Exercise instructions:
Transcribe only the part of the material below that begins at the line containing "Write a Python" and ends at the line containing "import matplotlib.pyplot as plt", with both kept and images left out.
##############################
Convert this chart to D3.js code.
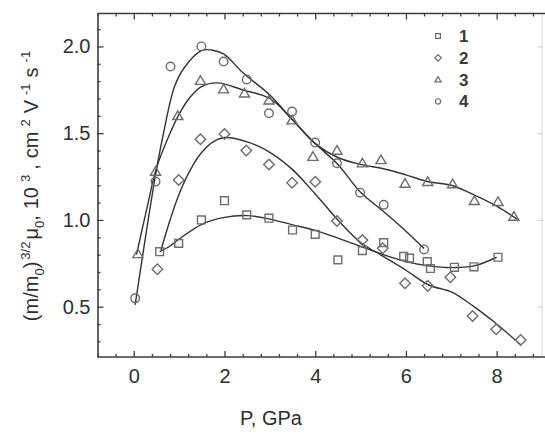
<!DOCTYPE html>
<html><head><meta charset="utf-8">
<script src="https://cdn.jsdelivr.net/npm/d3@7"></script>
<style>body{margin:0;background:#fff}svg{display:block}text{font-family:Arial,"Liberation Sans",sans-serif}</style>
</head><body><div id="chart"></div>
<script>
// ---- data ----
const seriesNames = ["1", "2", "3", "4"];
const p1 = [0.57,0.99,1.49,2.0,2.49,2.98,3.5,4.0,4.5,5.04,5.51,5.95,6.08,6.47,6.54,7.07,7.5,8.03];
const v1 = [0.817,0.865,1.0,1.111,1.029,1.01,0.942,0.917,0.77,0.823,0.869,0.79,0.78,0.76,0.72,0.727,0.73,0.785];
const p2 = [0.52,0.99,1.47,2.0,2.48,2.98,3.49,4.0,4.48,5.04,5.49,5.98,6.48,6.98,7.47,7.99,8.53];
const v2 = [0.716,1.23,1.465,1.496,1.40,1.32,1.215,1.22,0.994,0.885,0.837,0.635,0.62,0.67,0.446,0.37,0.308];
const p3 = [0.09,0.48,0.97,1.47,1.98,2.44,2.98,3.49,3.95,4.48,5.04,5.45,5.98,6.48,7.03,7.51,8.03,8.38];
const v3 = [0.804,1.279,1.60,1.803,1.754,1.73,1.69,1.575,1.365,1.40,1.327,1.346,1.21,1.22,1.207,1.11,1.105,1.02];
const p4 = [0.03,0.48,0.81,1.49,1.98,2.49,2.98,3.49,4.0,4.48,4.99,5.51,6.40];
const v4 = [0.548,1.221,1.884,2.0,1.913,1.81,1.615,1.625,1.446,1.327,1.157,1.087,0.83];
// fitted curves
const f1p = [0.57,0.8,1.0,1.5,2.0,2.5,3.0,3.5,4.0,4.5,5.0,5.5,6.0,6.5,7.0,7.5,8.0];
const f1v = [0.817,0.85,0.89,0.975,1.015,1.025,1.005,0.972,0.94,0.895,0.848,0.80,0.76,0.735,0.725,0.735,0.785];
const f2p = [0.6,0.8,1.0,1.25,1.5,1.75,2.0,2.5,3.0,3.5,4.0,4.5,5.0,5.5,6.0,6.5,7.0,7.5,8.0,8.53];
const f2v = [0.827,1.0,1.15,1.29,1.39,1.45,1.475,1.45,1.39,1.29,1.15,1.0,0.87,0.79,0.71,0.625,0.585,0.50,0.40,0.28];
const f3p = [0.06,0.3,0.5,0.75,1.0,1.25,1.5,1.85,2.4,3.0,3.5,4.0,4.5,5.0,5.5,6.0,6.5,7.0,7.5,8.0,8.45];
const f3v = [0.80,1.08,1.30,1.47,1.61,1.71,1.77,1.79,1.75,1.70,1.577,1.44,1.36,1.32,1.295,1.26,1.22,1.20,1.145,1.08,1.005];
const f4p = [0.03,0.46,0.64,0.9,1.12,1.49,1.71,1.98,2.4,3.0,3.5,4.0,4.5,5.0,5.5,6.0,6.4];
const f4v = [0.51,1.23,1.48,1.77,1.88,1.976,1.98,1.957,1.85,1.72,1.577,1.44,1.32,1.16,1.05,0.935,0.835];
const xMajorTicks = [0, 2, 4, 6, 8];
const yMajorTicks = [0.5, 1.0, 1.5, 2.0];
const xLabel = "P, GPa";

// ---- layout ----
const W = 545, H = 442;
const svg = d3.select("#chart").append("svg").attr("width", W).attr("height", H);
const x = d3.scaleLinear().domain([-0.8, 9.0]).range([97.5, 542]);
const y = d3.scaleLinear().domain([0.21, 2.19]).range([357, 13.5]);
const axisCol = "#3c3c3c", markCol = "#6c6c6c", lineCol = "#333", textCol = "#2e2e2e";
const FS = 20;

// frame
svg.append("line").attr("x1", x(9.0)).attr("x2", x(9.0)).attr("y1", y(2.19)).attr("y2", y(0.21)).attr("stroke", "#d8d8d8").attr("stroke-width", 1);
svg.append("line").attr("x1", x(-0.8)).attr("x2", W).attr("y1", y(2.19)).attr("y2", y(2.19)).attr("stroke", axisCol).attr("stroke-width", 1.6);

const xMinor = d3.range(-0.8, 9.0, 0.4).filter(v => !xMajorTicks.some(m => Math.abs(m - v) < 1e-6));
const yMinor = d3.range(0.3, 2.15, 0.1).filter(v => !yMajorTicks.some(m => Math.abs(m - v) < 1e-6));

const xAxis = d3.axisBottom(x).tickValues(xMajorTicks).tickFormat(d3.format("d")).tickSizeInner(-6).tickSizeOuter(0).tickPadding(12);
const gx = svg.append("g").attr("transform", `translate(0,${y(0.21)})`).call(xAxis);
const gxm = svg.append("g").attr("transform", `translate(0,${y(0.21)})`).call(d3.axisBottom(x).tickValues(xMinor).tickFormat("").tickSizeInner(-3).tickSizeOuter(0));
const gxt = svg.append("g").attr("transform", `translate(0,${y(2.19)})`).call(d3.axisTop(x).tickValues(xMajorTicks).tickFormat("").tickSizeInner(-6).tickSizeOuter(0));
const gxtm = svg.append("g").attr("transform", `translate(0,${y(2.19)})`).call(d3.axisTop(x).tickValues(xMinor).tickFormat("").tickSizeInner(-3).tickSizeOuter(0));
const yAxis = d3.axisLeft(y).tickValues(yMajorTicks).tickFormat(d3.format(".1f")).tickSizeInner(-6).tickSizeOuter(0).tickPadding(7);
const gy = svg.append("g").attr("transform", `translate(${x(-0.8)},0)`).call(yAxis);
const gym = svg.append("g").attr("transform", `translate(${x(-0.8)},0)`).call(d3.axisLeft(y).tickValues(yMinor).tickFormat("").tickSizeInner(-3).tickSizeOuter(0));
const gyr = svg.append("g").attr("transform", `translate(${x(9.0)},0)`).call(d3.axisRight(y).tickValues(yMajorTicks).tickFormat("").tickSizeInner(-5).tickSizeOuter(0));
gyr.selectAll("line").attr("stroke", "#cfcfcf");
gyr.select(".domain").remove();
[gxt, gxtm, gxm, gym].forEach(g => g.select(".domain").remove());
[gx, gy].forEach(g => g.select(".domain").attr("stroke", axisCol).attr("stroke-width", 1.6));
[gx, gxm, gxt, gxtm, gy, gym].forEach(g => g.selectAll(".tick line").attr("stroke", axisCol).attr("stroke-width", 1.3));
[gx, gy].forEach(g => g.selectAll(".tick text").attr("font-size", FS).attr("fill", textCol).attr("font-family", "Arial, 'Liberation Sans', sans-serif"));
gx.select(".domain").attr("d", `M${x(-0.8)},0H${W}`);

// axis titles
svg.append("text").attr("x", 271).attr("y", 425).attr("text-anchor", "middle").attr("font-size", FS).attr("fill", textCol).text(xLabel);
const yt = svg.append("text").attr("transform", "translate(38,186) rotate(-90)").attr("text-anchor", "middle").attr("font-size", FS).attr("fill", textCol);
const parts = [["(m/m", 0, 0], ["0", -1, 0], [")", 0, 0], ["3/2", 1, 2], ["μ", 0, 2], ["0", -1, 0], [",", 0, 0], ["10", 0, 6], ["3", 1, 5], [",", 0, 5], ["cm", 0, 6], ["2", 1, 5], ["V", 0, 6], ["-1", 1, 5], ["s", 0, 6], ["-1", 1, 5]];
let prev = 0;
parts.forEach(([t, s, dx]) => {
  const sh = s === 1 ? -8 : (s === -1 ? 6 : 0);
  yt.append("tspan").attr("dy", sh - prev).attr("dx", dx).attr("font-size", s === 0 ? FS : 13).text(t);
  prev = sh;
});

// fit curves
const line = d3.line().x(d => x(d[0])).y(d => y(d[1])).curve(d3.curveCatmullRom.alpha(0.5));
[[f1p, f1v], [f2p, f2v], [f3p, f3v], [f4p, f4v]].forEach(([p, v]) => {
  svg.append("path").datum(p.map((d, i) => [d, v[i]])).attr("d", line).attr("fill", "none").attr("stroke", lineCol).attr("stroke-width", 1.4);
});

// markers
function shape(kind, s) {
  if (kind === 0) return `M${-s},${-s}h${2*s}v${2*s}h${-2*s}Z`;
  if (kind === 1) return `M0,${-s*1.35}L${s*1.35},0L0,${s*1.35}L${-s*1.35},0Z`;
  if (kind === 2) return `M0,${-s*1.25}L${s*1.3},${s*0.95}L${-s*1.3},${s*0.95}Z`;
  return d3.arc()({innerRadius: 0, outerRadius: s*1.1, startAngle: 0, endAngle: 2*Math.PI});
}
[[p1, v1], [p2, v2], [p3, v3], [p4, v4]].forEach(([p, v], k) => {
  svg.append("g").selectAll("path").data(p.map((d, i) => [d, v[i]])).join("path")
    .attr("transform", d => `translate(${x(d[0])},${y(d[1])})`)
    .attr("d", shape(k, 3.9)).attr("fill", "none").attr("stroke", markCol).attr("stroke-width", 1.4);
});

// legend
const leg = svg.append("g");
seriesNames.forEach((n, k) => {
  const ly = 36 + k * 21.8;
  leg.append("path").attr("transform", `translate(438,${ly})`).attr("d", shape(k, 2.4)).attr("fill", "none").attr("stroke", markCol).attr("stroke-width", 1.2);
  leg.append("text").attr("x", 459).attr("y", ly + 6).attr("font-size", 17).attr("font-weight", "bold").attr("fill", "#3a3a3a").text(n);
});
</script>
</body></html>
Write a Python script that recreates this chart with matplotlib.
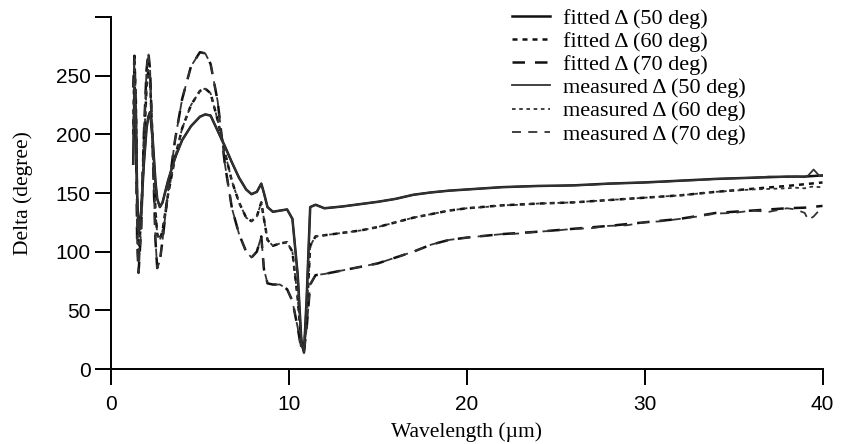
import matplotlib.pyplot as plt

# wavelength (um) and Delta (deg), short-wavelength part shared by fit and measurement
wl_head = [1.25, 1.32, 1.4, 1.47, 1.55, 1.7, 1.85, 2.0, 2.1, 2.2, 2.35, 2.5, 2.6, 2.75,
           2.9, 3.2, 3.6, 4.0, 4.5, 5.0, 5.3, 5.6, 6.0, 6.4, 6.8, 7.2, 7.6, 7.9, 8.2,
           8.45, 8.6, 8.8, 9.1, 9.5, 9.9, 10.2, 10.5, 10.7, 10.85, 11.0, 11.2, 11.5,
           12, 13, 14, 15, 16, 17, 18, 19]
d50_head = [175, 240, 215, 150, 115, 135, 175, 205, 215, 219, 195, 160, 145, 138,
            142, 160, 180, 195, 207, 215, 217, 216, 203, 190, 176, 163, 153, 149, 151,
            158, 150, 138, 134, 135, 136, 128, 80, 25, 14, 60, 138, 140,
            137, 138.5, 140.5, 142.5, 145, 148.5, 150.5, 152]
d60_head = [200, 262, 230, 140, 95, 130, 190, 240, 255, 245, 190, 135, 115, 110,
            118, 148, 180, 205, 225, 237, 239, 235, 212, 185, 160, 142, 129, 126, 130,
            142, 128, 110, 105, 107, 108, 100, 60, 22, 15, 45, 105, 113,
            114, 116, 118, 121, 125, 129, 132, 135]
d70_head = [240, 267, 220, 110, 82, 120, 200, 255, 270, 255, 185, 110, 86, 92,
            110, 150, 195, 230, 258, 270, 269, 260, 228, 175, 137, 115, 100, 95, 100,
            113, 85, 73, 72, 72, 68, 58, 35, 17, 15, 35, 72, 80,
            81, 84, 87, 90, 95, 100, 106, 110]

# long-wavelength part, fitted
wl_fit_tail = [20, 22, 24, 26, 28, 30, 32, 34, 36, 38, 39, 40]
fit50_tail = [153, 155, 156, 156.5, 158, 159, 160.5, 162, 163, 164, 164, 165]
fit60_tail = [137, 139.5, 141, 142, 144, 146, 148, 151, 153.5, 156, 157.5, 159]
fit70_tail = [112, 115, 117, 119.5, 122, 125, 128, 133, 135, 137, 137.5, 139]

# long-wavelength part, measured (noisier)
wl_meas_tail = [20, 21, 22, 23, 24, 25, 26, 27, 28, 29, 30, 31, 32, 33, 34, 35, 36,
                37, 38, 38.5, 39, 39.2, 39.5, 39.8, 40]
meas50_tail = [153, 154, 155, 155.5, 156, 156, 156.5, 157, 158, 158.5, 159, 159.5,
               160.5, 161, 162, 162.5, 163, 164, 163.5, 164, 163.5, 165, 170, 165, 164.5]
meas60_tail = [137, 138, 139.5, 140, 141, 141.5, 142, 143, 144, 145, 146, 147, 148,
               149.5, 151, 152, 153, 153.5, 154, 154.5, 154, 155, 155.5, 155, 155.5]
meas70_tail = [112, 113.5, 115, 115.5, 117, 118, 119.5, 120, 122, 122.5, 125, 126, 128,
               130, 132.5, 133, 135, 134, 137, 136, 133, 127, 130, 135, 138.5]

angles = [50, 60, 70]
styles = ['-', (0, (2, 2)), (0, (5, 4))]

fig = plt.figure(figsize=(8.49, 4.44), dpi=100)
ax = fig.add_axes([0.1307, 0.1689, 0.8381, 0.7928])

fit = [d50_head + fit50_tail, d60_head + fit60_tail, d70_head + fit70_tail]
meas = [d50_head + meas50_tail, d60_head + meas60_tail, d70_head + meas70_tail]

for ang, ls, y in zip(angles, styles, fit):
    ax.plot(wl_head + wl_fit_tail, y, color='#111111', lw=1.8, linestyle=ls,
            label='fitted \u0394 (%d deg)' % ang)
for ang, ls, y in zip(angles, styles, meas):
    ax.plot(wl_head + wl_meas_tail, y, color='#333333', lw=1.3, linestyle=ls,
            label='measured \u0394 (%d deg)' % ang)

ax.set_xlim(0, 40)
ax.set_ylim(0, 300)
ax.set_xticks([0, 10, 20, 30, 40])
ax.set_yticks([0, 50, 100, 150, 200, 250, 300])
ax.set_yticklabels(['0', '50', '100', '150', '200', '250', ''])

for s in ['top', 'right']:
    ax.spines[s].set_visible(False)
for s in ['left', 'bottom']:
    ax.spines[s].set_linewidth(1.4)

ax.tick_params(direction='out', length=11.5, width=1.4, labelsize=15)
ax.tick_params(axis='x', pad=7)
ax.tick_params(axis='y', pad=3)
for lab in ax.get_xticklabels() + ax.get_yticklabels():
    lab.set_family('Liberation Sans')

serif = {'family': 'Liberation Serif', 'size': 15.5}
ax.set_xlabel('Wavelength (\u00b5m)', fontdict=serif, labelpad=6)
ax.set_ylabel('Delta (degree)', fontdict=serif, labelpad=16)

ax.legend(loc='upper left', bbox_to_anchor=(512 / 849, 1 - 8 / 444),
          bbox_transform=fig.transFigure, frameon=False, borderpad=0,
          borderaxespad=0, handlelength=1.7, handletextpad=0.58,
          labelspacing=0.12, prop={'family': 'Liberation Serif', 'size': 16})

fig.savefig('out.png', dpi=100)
##############################
Task result:
Write a Python script that recreates this chart with matplotlib.
import matplotlib.pyplot as plt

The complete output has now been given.